There are some bad effects of running a turbo per a cylinder I think. The turbocharger R.P.M. can vary as much as 50% per cycle in a normal 1 turbo to engine setup. With a single cylinder to turbo, if the turbocarger gets charged by the same cylinder it supplies it will get an impulse and have to store that kinetic energy for supplying the work to that same cylinder. So if you go cylinder per turbo you probably need to strategically route the turbos. That is make sure every turbine is getting air in a turbo when that turbo's compressor needs to supply air.

TurboTim

iTrader: (9)

I see what you are saying, it can get a little complicated. But maybe by the rpm the (single) turbo spools the pulses would be quick enough to not matter much?


Can you explain this more? Are you saying in one engine cycle (720deg crank rotation) the turbocharger rpm can vary up to 50%?

TravisR

iTrader: (9)

Yea, per 720 degrees.

The work done by the compressor is proportionate to the air moved and gradient it has to increase (duh), but the conditions change greatly over a 720 degree rotation. One condition is going to be at a point when both there are exhaust gasses directly driving the turbine and there is demand for air creating less resistance in the intake tract. This causes a low pressure wave to come back up the plenum actuate the waste gate to close, and to supply the turbine with more exhaust gasses. So during this phase the compressor should semi smoothly accelerate up. It will be slightly sinoidal if you're looking at it on the graph because the spring in the waste gate is not critically damped, and there are pressure waves going everywhere.

The part that causes the big oscillation in speed occurs as one intake valve approaches IVC and the other cylinder up next in rotation for induction has just went past IVO. The turbo first spins up since there is a reduction in flow needed, and then it hits a peak caused by the pressure spike felt at the compressor and the wastegate. The waste gate swings open to alleviate force on the turbine. There is a twofold effect though on the exhaust in that depending on cam timing there might not be an exhaust port open yet, or the valve is just barely flowing.

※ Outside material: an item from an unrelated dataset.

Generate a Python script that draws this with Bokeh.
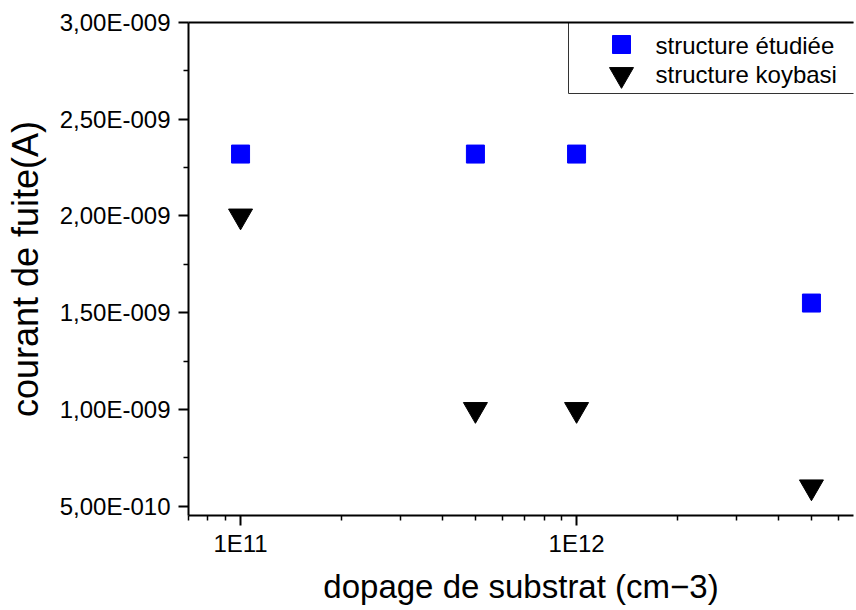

There is also a sonic delay between when the exhaust pressure wave hits the turbine and when it exits the valve as well. So the compressor is always in a state of catch up to what the engine needs.

I've wondered if a full digital waste gate driven by a solenoid with a direct link to a map sensor could make a difference in power delivered. It seems like in the second case that waste gate will open exactly when it shouldn't giving away the little energy in the system, and then the whole exhaust manifold has to kind of respressurize and drive the compressor for the next induction sequence.